Tragedi penggunaan senjata nuklir di Hiroshima dan Nagasaki pada akhir Perang Dunia II adalah satu-satunya peristiwa dalam sejarah di mana senjata pemusnah massal ini digunakan dalam konflik. Lebih dari 200.000 orang tewas dalam serangan tersebut, dan mereka yang selamat para hibakusha harus menjalani hidup selama puluhan tahun dengan trauma fisik, termasuk penyakit radiasi kronis, trauma psikologis yang mendalam, dan stigma sosial yang sering menyertai korban tragedi tersebut. Bagi mereka, perintah Trump adalah ancaman nyata atas kenangan dan perjuangan seumur hidup mereka.
Kecaman keras juga datang dari pimpinan daerah yang menjadi korban langsung bom atom. Shiro Suzuki, Wali Kota Nagasaki, mengecam perintah Trump dengan menyebutnya sebagai tindakan menginjak-injak upaya orang-orang di seluruh dunia yang telah bersusah payah mewujudkan dunia tanpa senjata nuklir.
Kritik Suzuki melangkah lebih jauh dengan menyentuh isu pencalonan Trump untuk Hadiah Nobel Perdamaian sebuah langkah yang sempat diutarakan oleh Perdana Menteri (PM) Jepang, Sanae Takaichi. Suzuki mempertanyakan moralitas dan kelayakan penghargaan tersebut bagi seorang pemimpin yang justru memerintahkan kelanjutan uji coba nuklir.
"Jika uji coba senjata nuklir segera dimulai, bukankah hal itu akan membuat dia (Trump) tidak layak menerima Hadiah Nobel Perdamaian?" ucap Suzuki saat berbicara kepada wartawan.
Pernyataan ini secara efektif menempatkan dilema kebijakan Trump pada skala etika tertinggi, mempertanyakan apakah tindakan yang berpotensi memicu perlombaan senjata baru dapat dibenarkan dengan penghargaan untuk perdamaian.
Dua kelompok penyintas bom atom lainnya yang berbasis di Hiroshima turut bergabung dalam gelombang protes ini, menunjukkan persatuan sikap melawan kebijakan nuklir AS. Kedua kelompok tersebut adalah Kongres Hiroshima Menentang Bom A-dan-H (Hiroshima Gensuikin) dan Federasi Asosiasi Korban Bom A Prefektur Hiroshima.
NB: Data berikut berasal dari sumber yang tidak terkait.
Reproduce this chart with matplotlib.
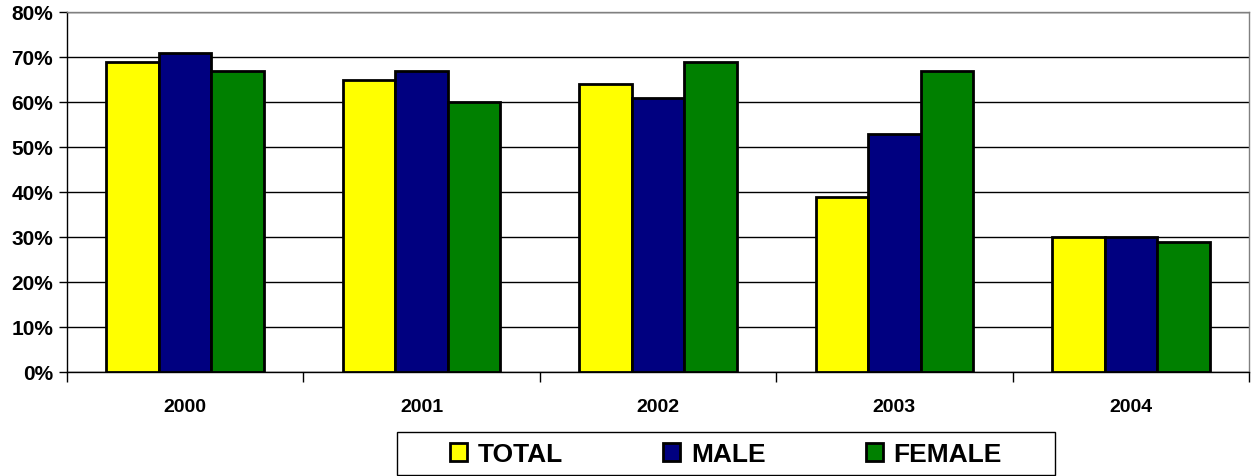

Dalam pernyataan bersama yang tegas, kedua organisasi tersebut menyatakan, Kami memprotes keras dan dengan tegas menuntut agar eksperimen semacam itu tidak dilakukan.
Mereka menggunakan pengalaman mengerikan yang disaksikan di kota mereka sendiri sebagai bukti tak terbantahkan tentang sifat senjata nuklir yang tidak manusiawi.
"Sifat senjata nuklir yang tidak manusiawi terbukti dari kehancuran yang disaksikan di Hiroshima dan Nagasaki," imbuh pernyataan bersama tersebut.
Sama seperti Nihon Hidankyo, kedua kelompok ini juga mengirimkan surat protes resmi mereka kepada Kedutaan Besar AS, memastikan pesan mereka didengar oleh perwakilan diplomatik Amerika di Jepang.
Perintah Trump ini dikhawatirkan tidak hanya akan memicu perlombaan senjata nuklir baru yang melibatkan kekuatan besar dunia, tetapi juga merusak perjanjian internasional yang telah lama menjaga stabilitas, seperti Perjanjian Pelarangan Menyeluruh Uji Coba Nuklir (CTBT), meskipun AS belum meratifikasi CTBT, moratoriun uji coba nuklir telah berlangsung selama puluhan tahun dan menjadi norma global.
Protes dari para penyintas bom atom Jepang ini bukan sekadar tanggapan politik, melainkan sebuah seruan moral dan kemanusiaan dari mereka yang telah membayar harga tertinggi atas penggunaan senjata nuklir.